▶ [EXERCISE GOAL]
Check each line of the material. Copy those containing "Write".

▶ [TASK MATERIAL]
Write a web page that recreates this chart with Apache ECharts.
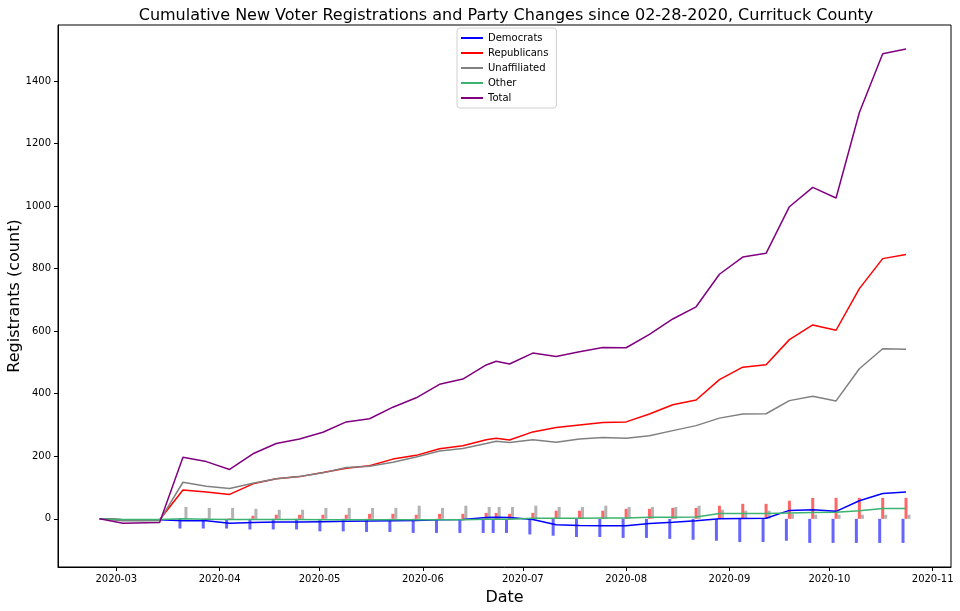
<!DOCTYPE html>
<html>
<head>
<meta charset="utf-8">
<script src="https://cdn.jsdelivr.net/npm/echarts@6/dist/echarts.min.js"></script>
<style>html,body{margin:0;padding:0;background:#fff;}#chart{width:960px;height:611px;}</style>
</head>
<body>
<div id="chart"></div>
<script>
const dates = ['2020-02-25','2020-03-03','2020-03-14','2020-03-21','2020-03-28','2020-04-04','2020-04-11','2020-04-18','2020-04-25','2020-05-02','2020-05-09','2020-05-16','2020-05-23','2020-05-30','2020-06-06','2020-06-13','2020-06-20','2020-06-23','2020-06-27','2020-07-04','2020-07-11','2020-07-18','2020-07-25','2020-08-01','2020-08-08','2020-08-15','2020-08-22','2020-08-29','2020-09-05','2020-09-12','2020-09-19','2020-09-26','2020-10-03','2020-10-10','2020-10-17','2020-10-24'];

const democrats = [0,-3,-3,-6,-6,-14,-12,-10,-10,-9,-8,-7,-6,-5,-3,-2,4,5,4,-2,-19,-21,-22,-22,-15,-11,-6,0,1,2,27,29,24,58,81,86];
const republicans = [0,-3,-3,92,86,78,112,128,135,148,162,170,191,203,224,234,253,258,252,278,292,300,308,310,335,365,380,445,485,493,573,620,603,736,832,845];
const unaffiliated = [0,-6,-6,117,104,97,114,128,135,147,164,168,181,198,217,225,241,248,244,253,245,255,260,258,266,282,298,322,335,336,378,392,377,480,544,542];
const other = [0,-2,-2,0,-1,-2,-2,-2,-2,-3,-3,-3,-3,-3,-3,-3,-1,-1,-1,2,2,2,3,3,5,5,6,17,17,17,19,20,21,26,33,33];
const total = [0,-14,-12,197,183,158,208,241,255,277,310,320,357,387,430,447,492,504,495,530,519,534,548,547,590,639,678,782,837,849,998,1060,1026,1299,1487,1502];

// party change bars (per snapshot)
const demChange = [null,null,null,-31,-31,-31,-34,-34,-34,-40,-40,-42,-42,-45,-45,-45,-45,-45,-45,-50,-54,-58,-58,-61,-61,-64,-67,-70,-74,-74,-70,-77,-77,-77,-77,-77];
const repChange = [null,null,null,2,2,2,10,13,13,13,13,16,16,13,16,16,19,19,16,19,26,26,26,32,32,35,35,42,48,48,58,67,67,67,67,67];
const unaChange = [null,null,null,38,35,35,32,29,29,35,35,35,35,42,35,42,38,38,38,42,38,38,42,38,38,38,42,29,26,26,16,13,13,13,13,13];

const xTickLabels = ['2020-03','2020-04','2020-05','2020-06','2020-07','2020-08','2020-09','2020-10','2020-11'];
const yTicks = [0,200,400,600,800,1000,1200,1400];

const seriesNames = ['Democrats','Republicans','Unaffiliated','Other','Total'];
const lineColors = ['#0000ff','#ff0000','#808080','#3cb371','#800080'];
const lineValues = [democrats, republicans, unaffiliated, other, total];

const dayTs = s => { const p = s.split('-'); return new Date(+p[0], +p[1]-1, p[2] ? +p[2] : 1).getTime(); };
const xTickValues = xTickLabels.map(dayTs);
const dateTs = dates.map(dayTs);
const pair = arr => dateTs.map((d, i) => [d, arr[i]]);
const FONT = 'DejaVu Sans';

const series = [];
const barDefs = [['Democrats change', demChange, 'rgba(0,0,255,0.6)'],
                 ['Republicans change', repChange, 'rgba(255,0,0,0.6)'],
                 ['Unaffiliated change', unaChange, 'rgba(128,128,128,0.6)']];
barDefs.forEach(b => series.push({
  name: b[0], type: 'bar', data: pair(b[1]), barWidth: 3, barGap: '0%',
  itemStyle: { color: b[2] }, z: 1, silent: true
}));
seriesNames.forEach((n, i) => series.push({
  name: n, type: 'line', data: pair(lineValues[i]), showSymbol: false, symbol: 'none',
  color: lineColors[i], lineStyle: { color: lineColors[i], width: 1.5 }, z: 3 + i
}));

const chart = echarts.init(document.getElementById('chart'), null, { renderer: 'canvas' });
chart.setOption({
  animation: false,
  backgroundColor: '#fff',
  title: {
    text: 'Cumulative New Voter Registrations and Party Changes since 02-28-2020, Currituck County',
    left: 501, top: 3, textAlign: 'center',
    textStyle: { fontFamily: FONT, fontSize: 16, fontWeight: 'normal', color: '#000' }
  },
  legend: {
    data: seriesNames, orient: 'vertical', left: 457, top: 28,
    icon: 'rect', itemWidth: 22, itemHeight: 2, itemGap: 3,
    padding: [4, 8, 4, 4],
    borderColor: '#d0d0d0', borderWidth: 1, borderRadius: 3,
    textStyle: { fontFamily: FONT, fontSize: 10, color: '#000', lineHeight: 12 }
  },
  grid: { left: 58, right: 9, top: 25, bottom: 44, containLabel: false, outerBoundsMode: 'none',
          show: true, borderColor: '#000', borderWidth: 1, backgroundColor: 'transparent' },
  xAxis: {
    type: 'value',
    min: new Date(2020, 1, 12, 12).getTime(),
    max: new Date(2020, 10, 6, 12).getTime(),
    name: 'Date', nameLocation: 'middle', nameGap: 23, nameMoveOverlap: false,
    nameTextStyle: { fontFamily: FONT, fontSize: 16, color: '#000' },
    axisLine: { show: true, onZero: false, lineStyle: { color: '#000', width: 1 } },
    axisTick: { show: true, length: 4, customValues: xTickValues, lineStyle: { color: '#000' } },
    axisLabel: {
      customValues: xTickValues, margin: 7, fontFamily: FONT, fontSize: 10, color: '#000',
      formatter: v => { const i = xTickValues.indexOf(v); return i >= 0 ? xTickLabels[i] : ''; }
    },
    splitLine: { show: false }
  },
  yAxis: {
    type: 'value', min: -154, max: 1579,
    name: 'Registrants (count)', nameLocation: 'middle', nameGap: 35, nameRotate: 90, nameMoveOverlap: false,
    nameTextStyle: { fontFamily: FONT, fontSize: 16, color: '#000' },
    axisLine: { show: true, onZero: false, lineStyle: { color: '#000', width: 1 } },
    axisTick: { show: true, length: 4, customValues: yTicks, lineStyle: { color: '#000' } },
    axisLabel: { customValues: yTicks, margin: 7, fontFamily: FONT, fontSize: 10, color: '#000',
                 formatter: v => String(v) },
    splitLine: { show: false }
  },
  series: series
});
</script>
</body>
</html>
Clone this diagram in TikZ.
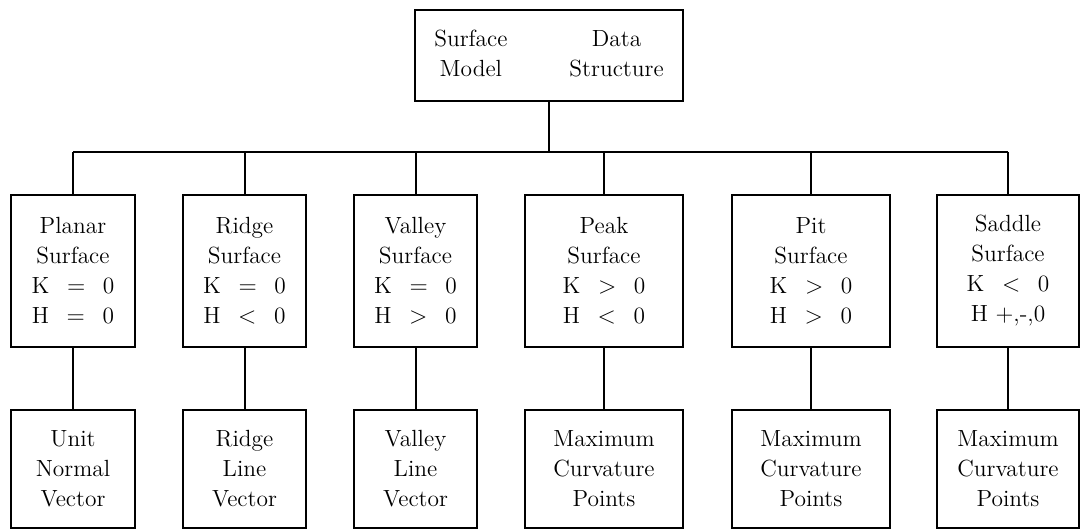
\documentclass[tikz,border=0pt]{standalone}
\newcommand{\gap}{\hspace{0.75em}}
\begin{document}
\begin{tikzpicture}[
  x=0.5pt, y=-0.5pt,
  every node/.style={font=\fontsize{11.7pt}{15pt}\selectfont},
  box/.style={draw, line width=1pt, align=center, inner sep=0pt},
  kind/.style={box, minimum height=76pt},
  repr/.style={box, minimum height=59pt},
  link/.style={line width=1pt}]
  \useasboundingbox (0,0) rectangle (1082,529);
  % root
  \node[box, minimum width=134pt, minimum height=45.5pt] (root) at (549,55.5)
    {\begin{tabular}{@{}c@{\hspace{31pt}}c@{}}Surface & Data\\ Model & Structure\end{tabular}};
  % surface types
  \node[kind, minimum width=62pt]   (planar) at (73,271)   {Planar\\Surface\\K\gap$=$\gap0\\H\gap$=$\gap0};
  \node[kind, minimum width=61.5pt] (ridge)  at (244.5,271) {Ridge\\Surface\\K\gap$=$\gap0\\H\gap$<$\gap0};
  \node[kind, minimum width=61.5pt] (valley) at (415.5,271) {Valley\\Surface\\K\gap$=$\gap0\\H\gap$>$\gap0};
  \node[kind, minimum width=79pt]   (peak)   at (604,271)   {Peak\\Surface\\K\gap$>$\gap0\\H\gap$<$\gap0};
  \node[kind, minimum width=79pt]   (pit)    at (811,271)   {Pit\\Surface\\K\gap$>$\gap0\\H\gap$>$\gap0};
  \node[kind, minimum width=71pt]   (saddle) at (1008,271)  {Saddle\\Surface\\K\gap$<$\gap0\\H\ +,-,0};
  % data structures
  \node[repr, minimum width=62pt]   (unit)   at (73,469)    {Unit\\Normal\\Vector};
  \node[repr, minimum width=61.5pt] (rline)  at (244.5,469) {Ridge\\Line\\Vector};
  \node[repr, minimum width=61.5pt] (vline)  at (415.5,469) {Valley\\Line\\Vector};
  \node[repr, minimum width=79pt]   (peakpt) at (604,469)   {Maximum\\Curvature\\Points};
  \node[repr, minimum width=79pt]   (pitpt)  at (811,469)   {Maximum\\Curvature\\Points};
  \node[repr, minimum width=71pt]   (sadpt)  at (1008,469)  {Maximum\\Curvature\\Points};
  % connectors
  \coordinate (bus) at (0,152);
  \draw[link] (root) -- (root |- bus);
  \draw[link] (planar.north |- bus) -- (saddle.north |- bus);
  \foreach \n in {planar,ridge,valley,peak,pit,saddle}
    \draw[link] (\n.north) -- (\n.north |- bus);
  \foreach \a/\b in {planar/unit,ridge/rline,valley/vline,peak/peakpt,pit/pitpt,saddle/sadpt}
    \draw[link] (\a) -- (\b);
\end{tikzpicture}
\end{document}
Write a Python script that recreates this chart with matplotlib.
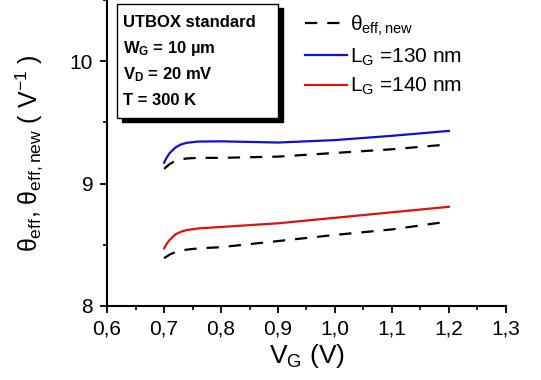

▶ [RESPONSE TO THE TASK]
Write a web page that recreates this chart with Apache ECharts.
Write a Python script that recreates this chart with matplotlib.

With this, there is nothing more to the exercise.